Saya pernah kerja di industri rokok. Padahal, saya
benciii banget sama yang namanya asap rokok, perokok, bau rokok, asbak dan
derivasinya. Begitulah hidup. Biar kita benci segimana, eh... ternyata ketulah
juga wkwkwk.
Ya namapun resiko bekerja sebagai budak korporat (terjemahan
bebas dari corporate slave) udah pasti saya paham resiko bekerja di korporasi/
industri rokok. Hampir semua rekan kerja saya adalah perokok aktif.
Klebas-klebus all the time! Meskipun sedang bekerja di dalam ruangan ber-AC,
mereka tetap menyedot batang "tuhan sembilan senti" itu, dan
menghembuskan asapnya ke berbagai penjuru, whoosss!
Mau lebih epic lagi? Saya kerja di korporasi rokok itu,
ketika sedang berbadan dua. :-D Maknyussss! Otomatis diriku dan janin dalam
perut ini terpapar asap rokok SETIAP HARI setiap saat setiap waktu. Mau kabur?
Ya, mana mungkin? Kerjaan berentet kudu segera dirampungkan. Lebih perfecto
lagi nih, bos eikeh adalah tipikal boss yang mirip banget dengan Miranda
Priestly, sosok boss perfeksionis yang ada di film The Devil Wears Prada. Mamam
tuhhh!
Boss saya ini punya ekspektasi yang luar biasa. Saya kan
kerja sebagai public relations. Bergaul, bersahabat, membina relasi dengan
para jurnalis adalah tugas yang harus saya emban. Boss selalu bertitah, bahwa
event perusahaan kami kudu dapat coverage berita yang gede, dengan
angle pemberitaan super positif, dan sebagainya.

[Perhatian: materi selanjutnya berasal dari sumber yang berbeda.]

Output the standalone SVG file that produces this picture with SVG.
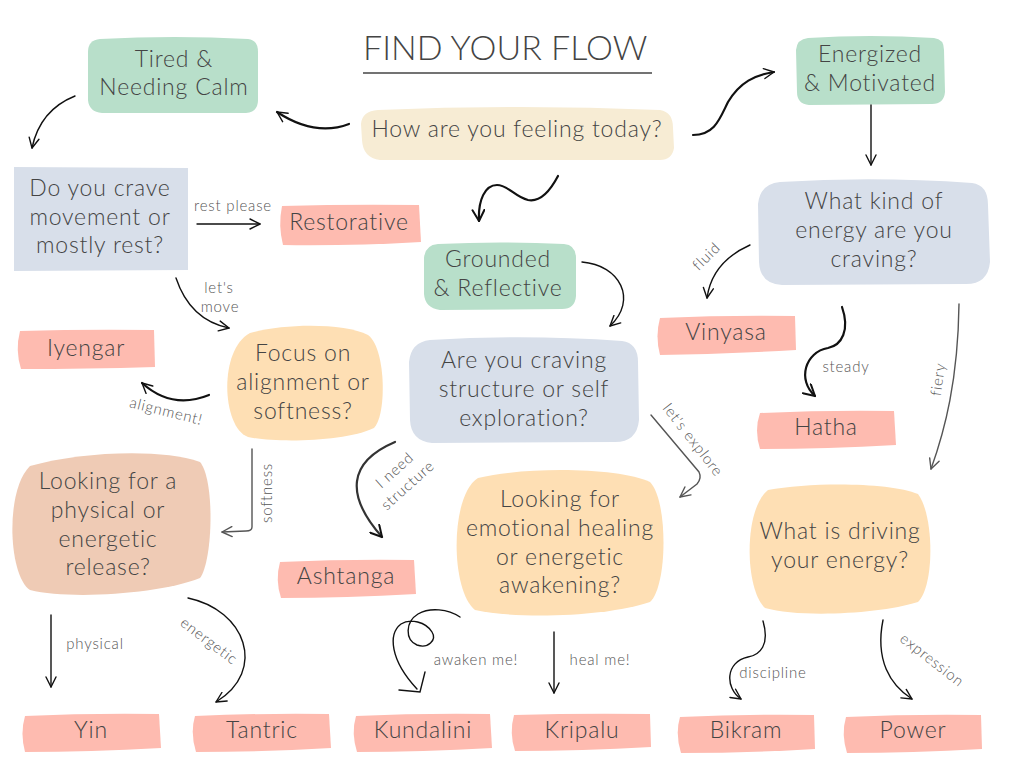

"Kita kan udah sering bayar mahal untuk pasang iklan di
koran A. Nggak tahu gimana caranya, kamu harus bisa make sure wartawan dan
redaktur untuk bikin tulisan yang lebih bagus!" tukas Boss ketika
nyap-nyap di morning meeting, lantaran koran A cuma memuat berita secuit
tentang event peresmian pabrik rokok kami.
Ya sudah, embuh piye carane (ga tau gimana caranya) saya
kudu berjibaku, supaya bisa memenuhi target boss.
Cukup sampai di sini? Oh, tunggu dulu, Ferguso!! Seperti
yang saya bilang, Boss saya ini punya karakter beti beti alias beda tipis
sama Miranda di film The Devil Wears Prada.
Ingat adegan ketika Miranda memerintahkan anak buahnya untuk
berburu hard copy Harry Potter terbaru yang belum di-release? Nah, itu kan
urusan pribadi, ya.
Boss yang baik seharusnya tidak mencampuradukkan urusan
pribadi dengan urusan kantor. Yeah, kalau sesekali, atau terkait urusan yang
sifatnya urgent sih, monggo aja. Tapiii... kalau urusan
me-laundry pakaian untuk kawinan, lalu memastikan pakaian laundry-an itu
daku titipkan ke teman yang sedang ada business trip dari Surabaya ke
Jakarta.... menurut ngana? Duhh, ampuuun pak Boss!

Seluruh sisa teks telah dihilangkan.